• [GIVEN INFORMATION]

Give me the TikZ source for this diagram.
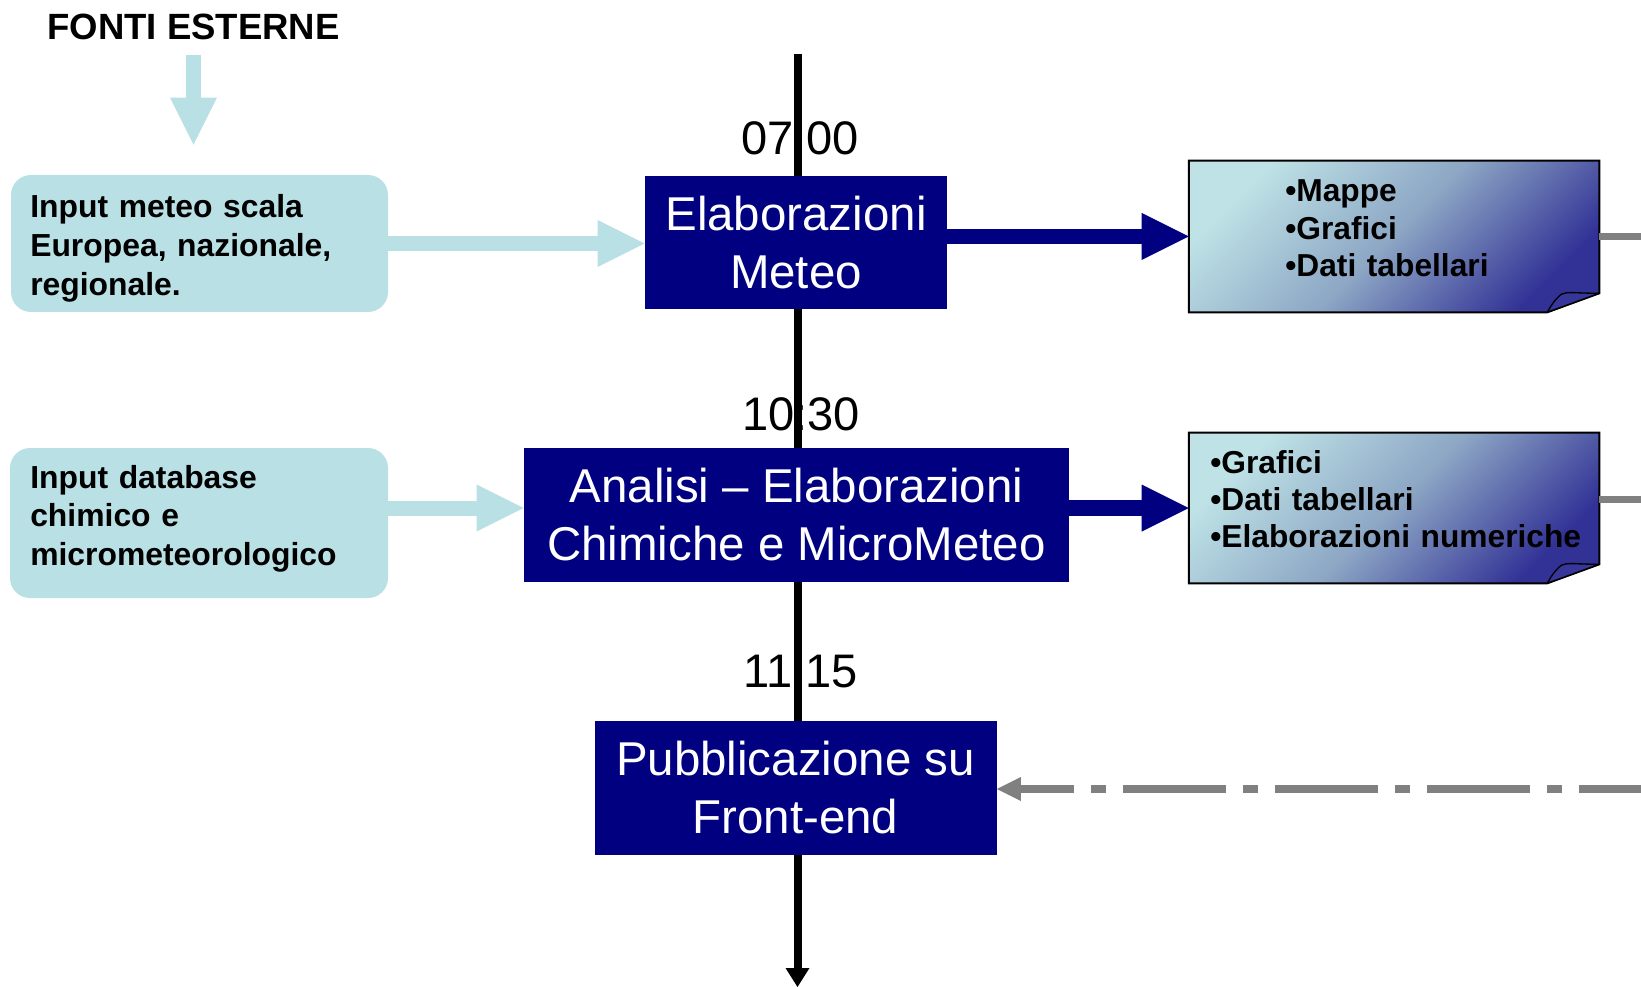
\documentclass[tikz,border=0pt]{standalone}
\usepackage{fontspec}
\setmainfont{Liberation Sans}
\usetikzlibrary{arrows.meta,calc}
\definecolor{navy}{RGB}{0,0,128}
\definecolor{lblue}{RGB}{185,224,228}
\definecolor{grayline}{RGB}{128,128,128}
\definecolor{notelight}{RGB}{190,226,230}
\definecolor{notemid}{RGB}{140,166,196}
\definecolor{notedark}{RGB}{50,50,150}
\definecolor{folddark}{RGB}{55,55,155}
\begin{document}
\begin{tikzpicture}[x=0.75pt,y=-0.75pt,
  bigbox/.style={fill=navy, text=white, inner sep=0pt, align=center,
    font=\fontsize{35.6pt}{43.5pt}\selectfont},
  inbox/.style={fill=lblue, rounded corners=15pt, inner sep=0pt},
  intext/.style={anchor=base west, inner sep=0pt, align=left,
    font=\bfseries\fontsize{23.9pt}{28.9pt}\selectfont},
  notetext/.style={anchor=base west, inner sep=0pt, align=left,
    font=\bfseries\fontsize{23.8pt}{28.1pt}\selectfont},
  notebox/.style={inner sep=0pt, minimum width=307.5pt},
  noteshade/.style={top color=notelight, bottom color=notedark, middle color=notemid,
    shading angle=45, draw=black, line width=1.5pt, line join=miter},
  fold/.style={fill=folddark, draw=black, line width=1pt, line join=round},
  timelbl/.style={anchor=base, inner sep=0pt, font=\fontsize{35.3pt}{42pt}\selectfont},
  timeline/.style={line width=6pt, black, -{Triangle[length=14.25pt,width=18pt,line width=0pt]}},
  lbarrow/.style={line width=11.25pt, lblue, -{Triangle[length=35.25pt,width=35.25pt,line width=0pt]}},
  bluearrow/.style={line width=11.6pt, navy, -{Triangle[length=35.25pt,width=35.25pt,line width=0pt]}},
  grayconn/.style={line width=5.25pt, grayline},
  dasharrow/.style={line width=6pt, grayline,
    dash pattern=on 77.25pt off 12.75pt on 11.25pt off 12.75pt, dash phase=30.75pt,
    -{Triangle[length=18pt,width=18pt,line width=0pt]}}
]
\useasboundingbox (0,0) rectangle (1641,987);

% timeline
\coordinate (ttop) at (797.5,54);
\coordinate (tbot) at (797.5,987);
\draw[timeline] (ttop) -- (tbot);

% time labels
\node[timelbl] (t1) at (800,155) {07:00};
\node[timelbl] (t2) at (801,430) {10:30};
\node[timelbl] (t3) at (800.5,687) {11:15};

% header
\node[anchor=base, inner sep=0pt, font=\bfseries\fontsize{27.4pt}{33pt}\selectfont]
  (fonti) at (193.5,40) {FONTI ESTERNE};

% input boxes
\node[inbox, minimum width=282.75pt, minimum height=102.75pt] (inmeteo) at (199.5,243.5) {};
\node[intext, text width=262.5pt] (inmeteotxt) at (30,218)
  {Input meteo scala\\Europea, nazionale,\\regionale.};
\node[inbox, minimum width=283.5pt, minimum height=112.5pt] (indb) at (199,523) {};
\node[intext, text width=262.5pt] (indbtxt) at (30,488)
  {Input database\\chimico e\\micrometeorologico};

% main boxes
\node[bigbox, minimum width=226.5pt, minimum height=99.75pt] (elab) at (796,242.5)
  {Elaborazioni\\Meteo};
\node[bigbox, minimum width=408.75pt, minimum height=100.5pt] (analisi) at (796.5,515)
  {Analisi -- Elaborazioni\\Chimiche e MicroMeteo};
\node[bigbox, minimum width=301.5pt, minimum height=100.5pt] (pub) at (795.5,788)
  {Pubblicazione su\\Front-end};

% notes
\node[notebox, minimum height=113.25pt] (note1) at (1394,236.5) {};
\node[notebox, minimum height=112.5pt] (note2) at (1394,508) {};
\foreach \n in {note1,note2}{
  \shadedraw[noteshade] (\n.north west) -- (\n.north east) -- ($(\n.south east)+(0,-19)$)
    -- ($(\n.south east)+(-52,0)$) -- (\n.south west) -- cycle;
  \filldraw[fold] ($(\n.south east)+(-52,0)$) .. controls +(5,-9) and +(-5,4) ..
    ($(\n.south east)+(-38,-18)$) .. controls +(6,-3) and +(-25,0) ..
    ($(\n.south east)+(0,-19)$) -- cycle;
}
\node[notetext, text width=225pt] (note1txt) at (1285,202)
  {\textbullet Mappe\\\textbullet Grafici\\\textbullet Dati tabellari};
\node[notetext, text width=288.75pt] (note2txt) at (1210,473)
  {\textbullet Grafici\\\textbullet Dati tabellari\\\textbullet Elaborazioni numeriche};

% connectors
\draw[lbarrow, shorten <=10.5pt, shorten >=22.5pt] (fonti.south) -- (fonti.south |- inmeteo.north);
\draw[lbarrow] (inmeteo.east) -- (inmeteo.east -| elab.west);
\draw[lbarrow] (indb.east |- note2.west) -- (analisi.west |- note2.west);
\draw[bluearrow] (elab.east |- note1.west) -- (note1.west);
\draw[bluearrow] (analisi.east |- note2.west) -- (note2.west);

\coordinate (out1) at (1641,237);
\coordinate (out2) at (1641,499);
\draw[grayconn] (note1.east |- out1) -- (out1);
\draw[grayconn] (note2.east |- out2) -- (out2);

\coordinate (in3) at (1641,789);
\draw[dasharrow] (in3) -- (in3 -| pub.east);
\end{tikzpicture}
\end{document}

• [WHAT TO WORK ON] Begin at the first line of the material and copy each line exactly through the one containing "(t3) at (800.5,687)". Omit pictures.

• [PROBLEM SOLUTION]
Give me the TikZ source for this diagram.
\documentclass[tikz,border=0pt]{standalone}
\usepackage{fontspec}
\setmainfont{Liberation Sans}
\usetikzlibrary{arrows.meta,calc}
\definecolor{navy}{RGB}{0,0,128}
\definecolor{lblue}{RGB}{185,224,228}
\definecolor{grayline}{RGB}{128,128,128}
\definecolor{notelight}{RGB}{190,226,230}
\definecolor{notemid}{RGB}{140,166,196}
\definecolor{notedark}{RGB}{50,50,150}
\definecolor{folddark}{RGB}{55,55,155}
\begin{document}
\begin{tikzpicture}[x=0.75pt,y=-0.75pt,
  bigbox/.style={fill=navy, text=white, inner sep=0pt, align=center,
    font=\fontsize{35.6pt}{43.5pt}\selectfont},
  inbox/.style={fill=lblue, rounded corners=15pt, inner sep=0pt},
  intext/.style={anchor=base west, inner sep=0pt, align=left,
    font=\bfseries\fontsize{23.9pt}{28.9pt}\selectfont},
  notetext/.style={anchor=base west, inner sep=0pt, align=left,
    font=\bfseries\fontsize{23.8pt}{28.1pt}\selectfont},
  notebox/.style={inner sep=0pt, minimum width=307.5pt},
  noteshade/.style={top color=notelight, bottom color=notedark, middle color=notemid,
    shading angle=45, draw=black, line width=1.5pt, line join=miter},
  fold/.style={fill=folddark, draw=black, line width=1pt, line join=round},
  timelbl/.style={anchor=base, inner sep=0pt, font=\fontsize{35.3pt}{42pt}\selectfont},
  timeline/.style={line width=6pt, black, -{Triangle[length=14.25pt,width=18pt,line width=0pt]}},
  lbarrow/.style={line width=11.25pt, lblue, -{Triangle[length=35.25pt,width=35.25pt,line width=0pt]}},
  bluearrow/.style={line width=11.6pt, navy, -{Triangle[length=35.25pt,width=35.25pt,line width=0pt]}},
  grayconn/.style={line width=5.25pt, grayline},
  dasharrow/.style={line width=6pt, grayline,
    dash pattern=on 77.25pt off 12.75pt on 11.25pt off 12.75pt, dash phase=30.75pt,
    -{Triangle[length=18pt,width=18pt,line width=0pt]}}
]
\useasboundingbox (0,0) rectangle (1641,987);

% timeline
\coordinate (ttop) at (797.5,54);
\coordinate (tbot) at (797.5,987);
\draw[timeline] (ttop) -- (tbot);

% time labels
\node[timelbl] (t1) at (800,155) {07:00};
\node[timelbl] (t2) at (801,430) {10:30};
\node[timelbl] (t3) at (800.5,687) {11:15};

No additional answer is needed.